Italian Prime Minister Silvio Berlusconi summoned his cabinet for an emergency meeting on Monday to seek ways to overcome opposition from coalition allies to demands from European partners for swift economic reforms.
Following explicit calls for action at the weekend from German Chancellor Angela Merkel and French President Nicolas Sarkozy, Berlusconi is due to propose reforms to the pension system that have so far been resisted by his allies in the Northern League.
Monday, parliamentary group leader Marco Reguzzoni repeated that the League was firmly against pension reforms, including raising the retirement age to 67 from 65, a step urged by institutions including the Bank of Italy.
The League has always been against any pension reforms, Reguzzoni told Italian television. We've made alternative proposals which we will discuss in cabinet.
Ministers are due to meet at 1600 GMT.
EU leaders have become increasingly exasperated at the government's erratic response to the crisis, which could threaten the entire euro zone if Italy does not shore up its finances and regain the confidence of financial markets.
Italian newspapers commented bitterly on the wry smiles exchanged between Merkel and Sarkozy when they were asked about Berlusconi during a news conference Sunday at which they demanded Rome act more quickly.
It was not nice, for an Italian, to be present yesterday at the news conference in Brussels held jointly by Merkel and Sarkozy, the daily Corriere della Sera said in an editorial.
Tweaking the pension system presents a formidable challenge for a weakened government that has been riven by internal divisions and distracted by a variety of scandals involving Berlusconi and several other ministers.

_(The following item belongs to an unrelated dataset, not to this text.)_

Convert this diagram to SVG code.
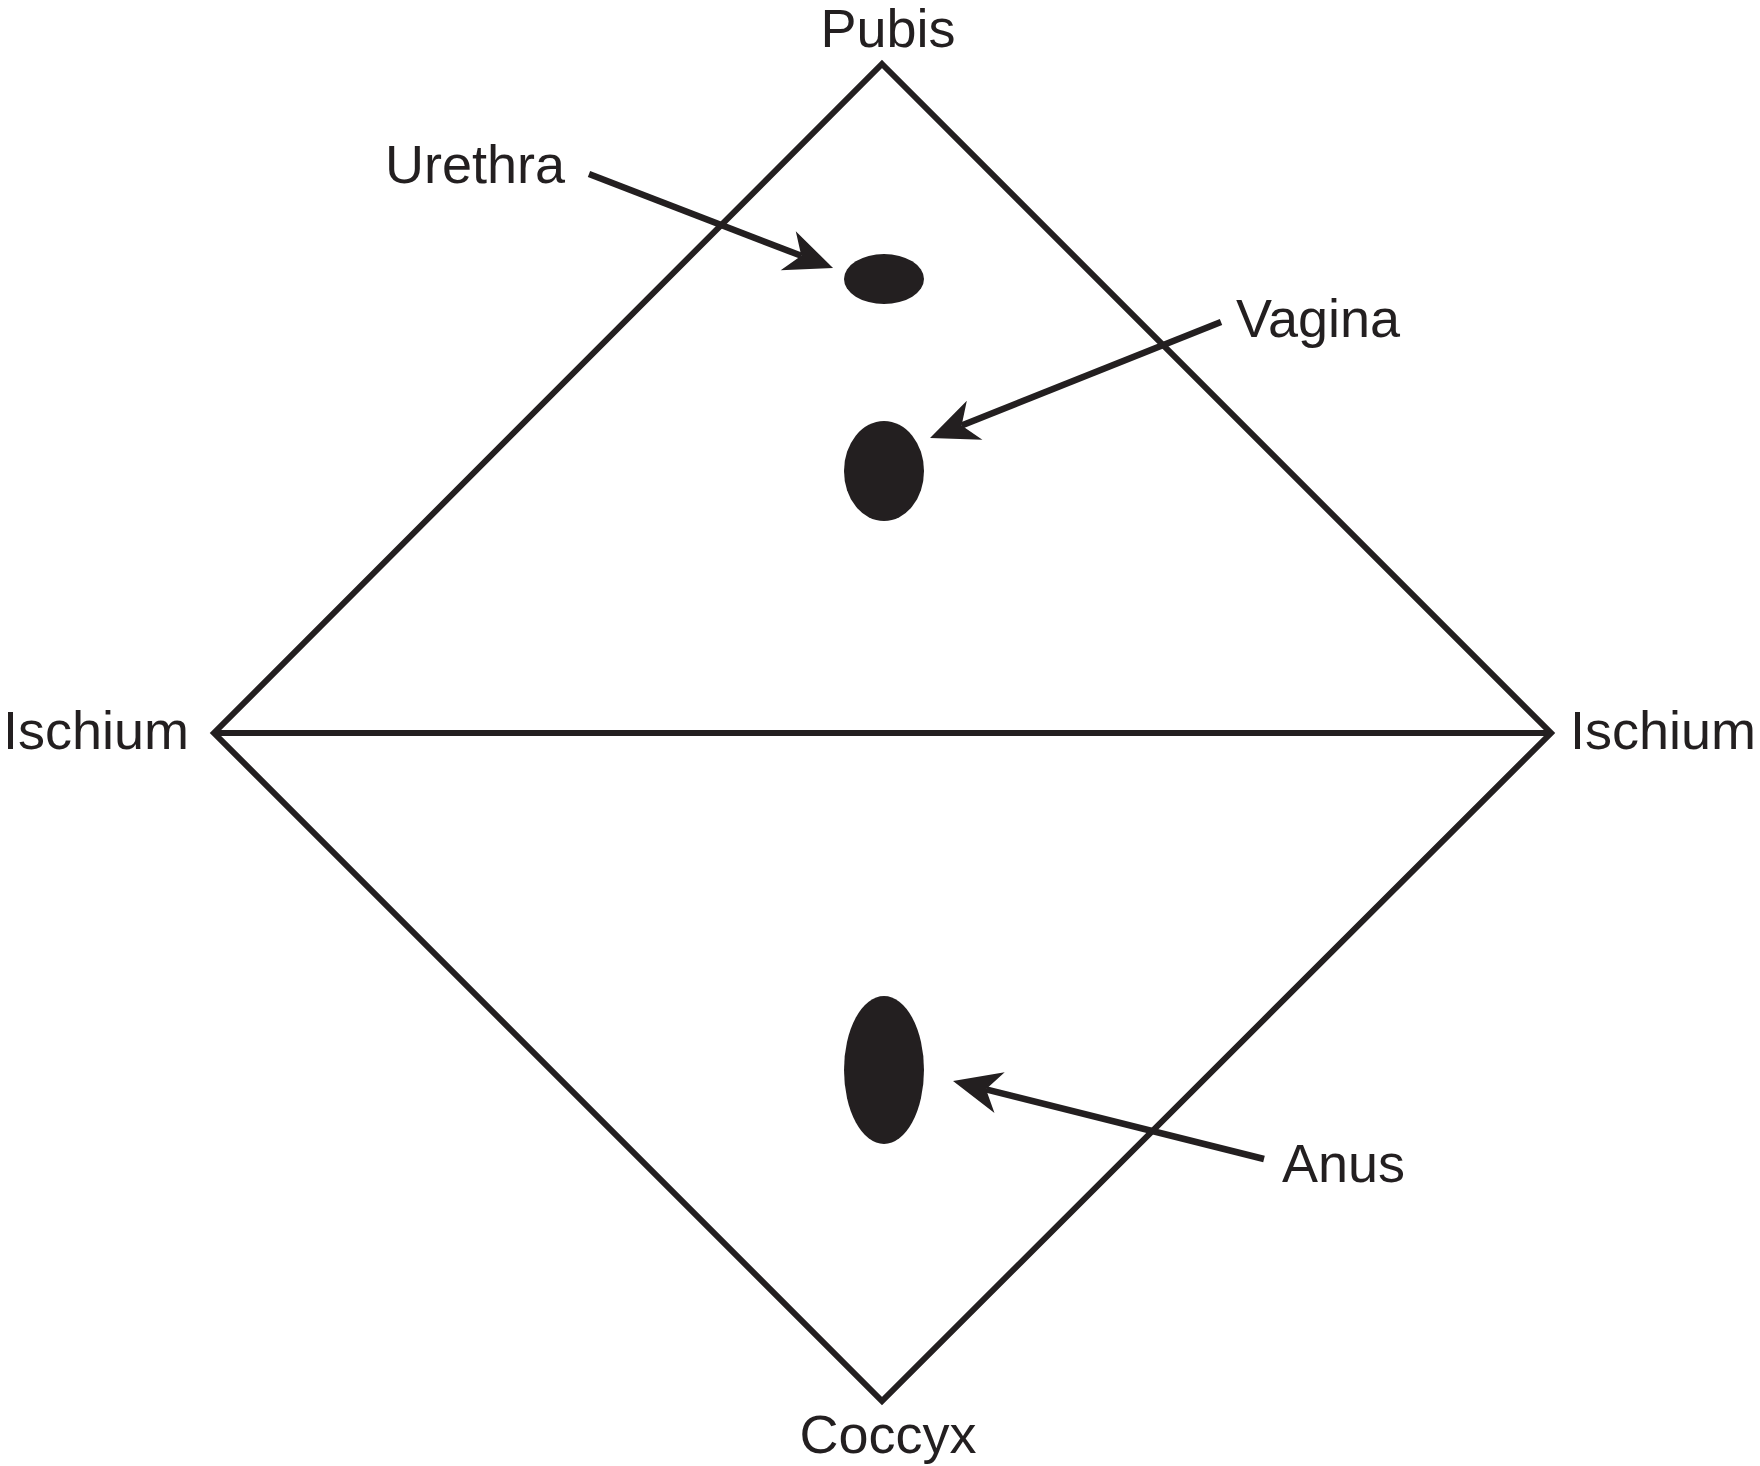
<svg xmlns="http://www.w3.org/2000/svg" width="1760" height="1466" viewBox="0 0 1760 1466">
<style>
.lbl{font-family:"Liberation Sans",Arial,sans-serif;font-size:54px;fill:#231f20}
.edge{fill:none;stroke:#231f20;stroke-width:6;stroke-linejoin:miter}
.arrow{fill:none;stroke:#231f20;stroke-width:6.5;marker-end:url(#barb)}
.hole{fill:#231f20}
</style>
<defs>
<marker id="barb" markerUnits="userSpaceOnUse" markerWidth="48" markerHeight="42" refX="14" refY="21" orient="auto" overflow="visible">
<path d="M48,21 L0,0 L14,21 L0,42 Z" fill="#231f20"/>
</marker>
</defs>
<rect width="1760" height="1466" fill="#ffffff"/>
<g id="diamond">
<polygon class="edge" points="882,64 1551,733 882,1401 214,733"/>
<line class="edge" x1="214" y1="733" x2="1551" y2="733"/>
</g>
<g id="urethra">
<ellipse class="hole" cx="884" cy="279" rx="40" ry="25"/>
<text class="lbl" x="385" y="183">Urethra</text>
</g>
<g id="vagina">
<ellipse class="hole" cx="884" cy="471" rx="40" ry="50"/>
<text class="lbl" x="1236" y="337">Vagina</text>
</g>
<g id="anus">
<ellipse class="hole" cx="884" cy="1070" rx="40" ry="74"/>
<text class="lbl" x="1282" y="1182">Anus</text>
</g>
<g id="pubis"><text class="lbl" x="888" y="47" text-anchor="middle">Pubis</text></g>
<g id="coccyx"><text class="lbl" x="888" y="1453" text-anchor="middle">Coccyx</text></g>
<g id="ischium-left"><text class="lbl" x="3" y="749">Ischium</text></g>
<g id="ischium-right"><text class="lbl" x="1570" y="749">Ischium</text></g>
<g id="connectors">
<line class="arrow" x1="589" y1="174" x2="801.3" y2="255.8"/>
<line class="arrow" x1="1221" y1="322" x2="961.6" y2="425.4"/>
<line class="arrow" x1="1264" y1="1159" x2="986" y2="1089.3"/>
</g>
</svg>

Under the current system, the basic pension age for men is 65, a level to which the women's pension age is being gradually increased. Many Italians however have a form of length-of-service pension which allows them to retire earlier, based on the number of years they have paid contributions.
League leaders have so far resisted major pension reforms, and overcoming their objections will be vital for the 75-year-old prime minister, who depends on the regional party for his narrow but so far stable parliamentary majority.
Italy, the euro zone's third largest economy, is now firmly at the center of the debt crisis, as alarm has grown at its stagnant economy and the sustainability of its 1.8 trillion euro debt pile.
Berlusconi's struggling center-right government has announced a succession of reforms and budget balancing measures since August when market pressure forced the European Central Bank to support Italian bonds by intervening in the market.
Despite a commitment to balance the budget by 2013, markets remain skeptical that Italy will return soon to fiscal health. Italian 10-year bond yields are now nearly 6 percent, close to levels reached when the ECB began its bond buying program in August.
With more than 250 billion euros of medium and long-term bonds maturing next year and needing to be refinanced, yields at that level could torpedo efforts to bring Rome's finances under control.
Italy may feel victimized but this is what a paralyzed government and too much debt can do, said Nicholas Spiro, head of Spiro Sovereign Strategy in London.
Economy Minister Giulio Tremonti has promised a package of reforms that would open up closed professions, cut red tape and raise revenue though steps such as privatizations and a new wealth tax, measures all aimed at boosting growth and righting the state's finances.
The package has been repeatedly delayed by deep differences between ministers over key parts of it.
Berlusconi has faced damning criticism from groups ranging from the center-left opposition and unions to the main employers federation and even the Catholic church. Italy's head of state, President Giorgio Napolitano, last week expressed anguish at the lack of action from the government.
With a government like this, nothing will ever be enough, Pierlugi Bersani, leader of the opposition Democratic Party said in a statement in which he proposed a package of measures including a tax on big property holdings as well as measures to liberalize the economy and help youth employment.